Motherhood is a calling, that is for certain. But now that I'm here, what is also certain is that being a mom is still not the sole thing I was made for. My daughter may fill my heart, my mind, and even for those nine months, my body... but she will never be able to fulfill my soul.

She is too small for me to set my whole mind upon. She can't hold me up, and she can't lift me out. She will teach me thousands of things, but she is not the One whose image I bear. Those abilities and that purpose rest solely in Christ. Always has, always will. Always must.

I can't be the ultimate mother, unless I am clinging to the ultimate Father.

- - -

A few weeks ago, my husband was out of town and had been for a while. On that particular Saturday, I was physically worn out, had multiple writing assignments due the following week for Lifeway, and was starting to be haunted by the thought that I wasn't going to be able to get everything done.

And my little girl wanted to be held. Perpetually. All day long.

She isn't usually like that. She's usually happy, wiggly, and reasonably content. In fact, I'm the one usually looking for reasons to hold her.

It threw me. At one point in the afternoon, I couldn't satisfy her even by keeping her in my arms. She was obviously having an "off" day, and I couldn't figure out how to help her. I had tried everything I knew, and I was still coming up short... and... DEADLINES!

For half an hour she had been screaming in that heart-breaking way I'm unsure I'll ever get used to, and I entered full melt-down mode. It was a fun mother-daughter bonding moment. (Joke.) I felt scared, guilty, incompetent, sloppy, and out of options.

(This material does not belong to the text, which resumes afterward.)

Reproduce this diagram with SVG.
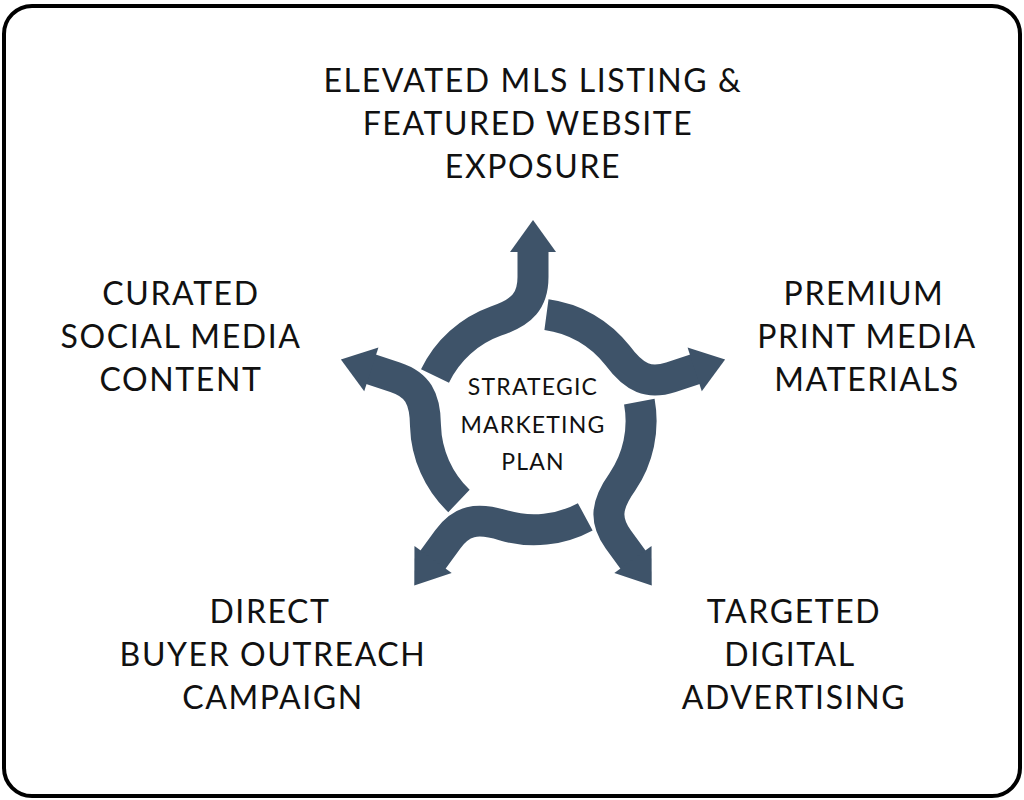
<svg xmlns="http://www.w3.org/2000/svg" width="1024" height="800" viewBox="0 0 1024 800">
<style>
.lbl{font-family:Lato,"Liberation Sans",sans-serif;font-size:32px;fill:#111;text-anchor:middle;letter-spacing:1.6px}
.ctr{font-family:Lato,"Liberation Sans",sans-serif;font-size:23px;fill:#111;text-anchor:middle;letter-spacing:1.2px}
.band{fill:none;stroke:#3e5369;stroke-width:31}
.head{fill:#3e5369}
</style>
<defs>
<g id="arrow">
<path class="band" d="M-98,-46 A108,108 0 0 1 -37,-101 C-10,-110 0,-122 0,-145 L0,-172"/>
<polygon class="head" points="-23,-170 23,-170 0,-202"/>
</g>
</defs>
<rect x="4" y="6" width="1016" height="790" rx="28" fill="#fff" stroke="#000" stroke-width="4"/>
<g id="connectors" transform="translate(533,422)">
<use href="#arrow"/>
<use href="#arrow" transform="rotate(72)"/>
<use href="#arrow" transform="rotate(144)"/>
<use href="#arrow" transform="rotate(216)"/>
<use href="#arrow" transform="rotate(288)"/>
</g>
<g id="center"><text class="ctr" x="533" y="395">STRATEGIC</text><text class="ctr" x="533" y="433">MARKETING</text><text class="ctr" x="533" y="470">PLAN</text></g>
<g id="top"><text class="lbl" x="533" y="92">ELEVATED MLS LISTING &amp;</text><text class="lbl" x="528" y="135">FEATURED WEBSITE</text><text class="lbl" x="533" y="178">EXPOSURE</text></g>
<g id="left"><text class="lbl" x="181" y="305">CURATED</text><text class="lbl" x="181" y="348">SOCIAL MEDIA</text><text class="lbl" x="181" y="391">CONTENT</text></g>
<g id="right"><text class="lbl" x="864" y="305">PREMIUM</text><text class="lbl" x="867" y="348">PRINT MEDIA</text><text class="lbl" x="867" y="391">MATERIALS</text></g>
<g id="bottomleft"><text class="lbl" x="270" y="623">DIRECT</text><text class="lbl" x="273" y="666">BUYER OUTREACH</text><text class="lbl" x="273" y="709">CAMPAIGN</text></g>
<g id="bottomright"><text class="lbl" x="794" y="623">TARGETED</text><text class="lbl" x="790" y="666">DIGITAL</text><text class="lbl" x="794" y="709">ADVERTISING</text></g>
</svg>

Something needed to change.

I laid her safely down in her bassinet, closed the door most of the way, walked into our living room, and physically got down on my knees. There's something about taking that posture that helps me remember Whose I am. With my daughter screaming in the background, I sat there with my face to the floor and began praying out loud.

I stayed there until I remembered that in Christ, I am not alone and there is nothing to fear. Until I remembered that my purpose is not to be a competent mother whose baby never cries, but that my responsibility is to bring everything to God in prayer. Until I remembered that I am not a failure, but that Christ has adopted me and offered me His strength to get through the moments I feel are impossible.

The Scripture verse that came to my mind was Colossians 3:17 "And whatever you do, whether in word or deed, do it all in the name of the Lord Jesus, giving thanks to God the Father through Him."

I got a holy grip. I grabbed onto the Rock that is higher than I, and tried to set my mind on things above. Although it didn't fix the moment, it fixed me. Prayer usually does. God is faithful.

- - -

We (obviously) made it through the day, and honestly, I haven't had one like it since. Calm, cool, collected veteran moms may laugh at this story, but it was an important day for me and my walk with the Lord on this side of motherhood.

It reminded me how quickly the focus of my heart can shift, and how prone I am to wander away from my true purpose. It reminded me how quickly I can get distracted by my failures (or fear of failing), and allow the enemy to steal my joy.

It reminded me that it's not my job to try and be the ultimate mom. That's not my calling. That's not the eternal expectation that my soul is asked to rise up and seek to meet.

I don't need to try and be a good mom, as unto my daughter. I just need to do what I've always been asked to do - which is to seek God's help in tending to what's in front of me, as unto the Lord.

To set my mind on things above.

- - -

Of course, I have a hope that my daughter sees my efforts at being a good mom, and someday tries to mimic them. I want her to like every single thing I do, and I want her to want to be like me. I want to always get it right the first time, I don't want to mess things up, and I don't want her to end up in counseling or find myself written about in a cheeky memoir someday.

But regardless of how she responds to the mother I'm trying to be, I pray she will always witness the daughter I'm trying to be... one who clings to the Father, even when I'm not sure what to do.

So that even when big tears fall from little eyes, and she has a day when she's not sure what to do, she will remember to look up... look up, sweet one!...

And she will set her mind on things above.